On Chiloé island, off the coast of southern Chile, awaits an intimate luxury lodge that makes it a mission to acquaint its guests with the distinctive local lifestyle. To encourage that understanding and connection, Tierra Chiloé offers all kinds of activities—and some of the most deeply satisfying revolve around food.

Head Chef Natalia Canrio believes that the island is as much about the people and its cuisine as it is about its rugged landscapes and 16 UNESCO World Heritage churches. The menus at Tierra Chiloé change daily and often highlight local seafood, from a simple-yet-flavorful ceviche to a version of the island’s famed curanto, a clam-bake-style platter of shellfish, smoked pork, and potato pancakes.

Guests are welcome to stroll through the on-site vegetable gardens to see and taste what’s growing or ready for harvest. Guide-led excursions by land and sea include a visit to markets like the Cochineria Dalcahue, which has stalls selling beloved Chilote dishes, like seafood or apple empanadas and milcao, a bread made of fried or steamed potato.

In Chiloé, there are more than 300 types of potatoes, and they find a way into nearly every meal. One of the best places to see how they’re grown on the island is by visiting the farm of Sandra Nayman on Isla Quinchao, which produces garlic and several indigenous potato varieties. While there, visitors tour the farm and join Nayman for lunch. A taste of her homemade spirits and marmalades, as well as the breathtaking views of the Pacific Ocean from the farm’s rolling hills, only sweeten the experience.

Water-based adventures include excursions on Tierra Chiloé’s traditional Chilean vessel, the Williche. From this wooden boat, guests can board kayaks and visit local mussel farms to observe the long strings of bivalves that plunge into the sea. Occasional stops to view the catch of local fisherman may result in a purchase to taste later at the hotel, or even sooner. Excursion lunches and dinners are hosted aboard the ship, so if the captain buys sea urchin, it may become an immediate appetizer to enjoy right on the ocean.

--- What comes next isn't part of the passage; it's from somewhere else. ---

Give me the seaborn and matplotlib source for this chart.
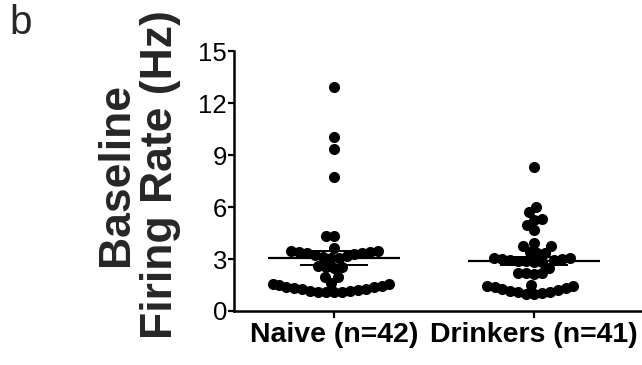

One of the best treats after an adventure in Chiloé is one of Tierra Chiloé’s made-to-order cocktails. The Ulmo Sour is prepared with pisco and ulmo honey (a honey found right on the island) and the Nalca Sour trades the honey for a pink juice made from the fuzzy leaves of the nalca plant (that you can view from the windows of the hotel).

A traditional food of the Chiloé archipelago, curanto is a special treat for guests and staff at Tierra Chiloé. First, extremely hot rocks are placed at the bottom of an earthen pit; then, a layer of shellfish is added, followed by chunks of meat, chicken, chorizo, and potatoes. The pit is then covered with nalca leaves. As the shellfish cooks, the shells spring open, releasing their juices onto the hot rocks and steaming the rest of the ingredients. This layered seafood medley takes hours to cook, but the time passes easily when you’re savoring a bottle of Chilean wine or a Nalca Sour by the outdoor fireplace of Tierra Chiloé as the sun sets.